A red belt is one of several colored belts used in some martial arts to either denote rank or differentiate opponents in a competition. Like the more commonly known black belt, its use varies between arts, with most using it for the style founder, grandmaster or other high rank, while others use it as the rank immediately prior to a black belt or even to denote a beginner who holds no rank. In some schools, especially those with lineage related to Kodokan judo, a red belt signifies ninth or tenth degree dan rank, the highest ranks attainable.

==In martial arts==
- In karate, even though grandmasters and non–black belts may both wear a "red belt", the dan rank belts are broader: Kyū (pre–black belt) rank belts normally having a width of 4 centimeters and dan rank belts having a width of 5 centimeters. The grandmaster's red belt is usually darker in color and embroidered with the grandmaster's name and style as customary for dan rank belts.
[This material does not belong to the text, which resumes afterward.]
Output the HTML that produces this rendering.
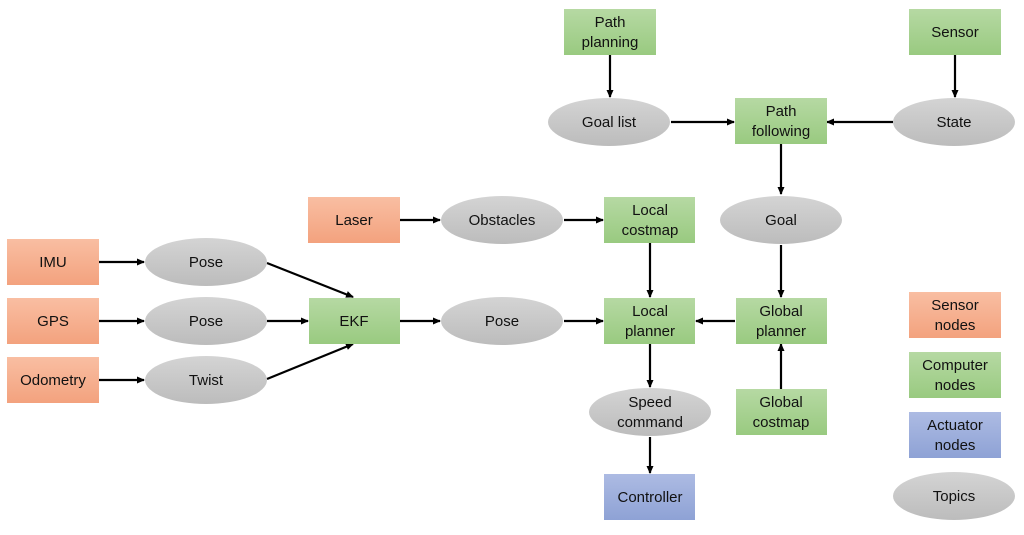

- In Brazilian jiu-jitsu, the 7th degree black belt is red and black, the 8th degree belt is red and white, and the 9th and 10th degree belts are solid red.
- In judo, at 6th degree (dan) the belt is an alternately red and white belt, and at 9th degree (and above) it is a solid red belt.
- In most Okinawan karate styles and in some schools of kobudo (Okinawan weaponry), the alternately red and white belt is used for seventh and eighth dans, whereas the solid red belt is used for ninth and tenth dans, which are purely honorary, i.e. cannot be attained by applying for (and passing) the respective exam. From seventh dan onwards, a practitioner is allowed to use the title shihan, which translates as "expert examples".
- In modern karate, as governed by the World Karate Federation and its subsidiary federations, red (aka) and blue (ao) belts are worn by competitors. Only red and blue belts are to be worn for competition, with foot and fist pads of the corresponding color for kumite competition. In tournaments sanctioned by the Japan Karate Association (JKA), red (aka) and white (shiro) belts (colors of the Japanese flag) were previously worn. However, this practice has largely been replaced after the 1980s, with both competitors now wearing black belts and the athlete designated as aka wearing a thin red tassel on his/her belt.
- Sambo uses red and blue belts as part of its uniform to differentiate competitors instead of denoting rank.
- Usually in traditional Korean taekwondo, the red belt is just before gaining a first degree black belt, or first dan.
- In tsien tao Chinese kempo, the red belt is equivalent to a sixth degree black belt (first degree master). Stripes are added to the red belt to denote second, and third degree master. A fourth degree master is represented by a red and white striped belt.
- In Seiki Juku karate, a red belt denotes 10th Kyu, the lowest beginner rank.
- In Shorinkan karate the red belt is the highest belt.
- In vovinam, the red belt is the highest master rank.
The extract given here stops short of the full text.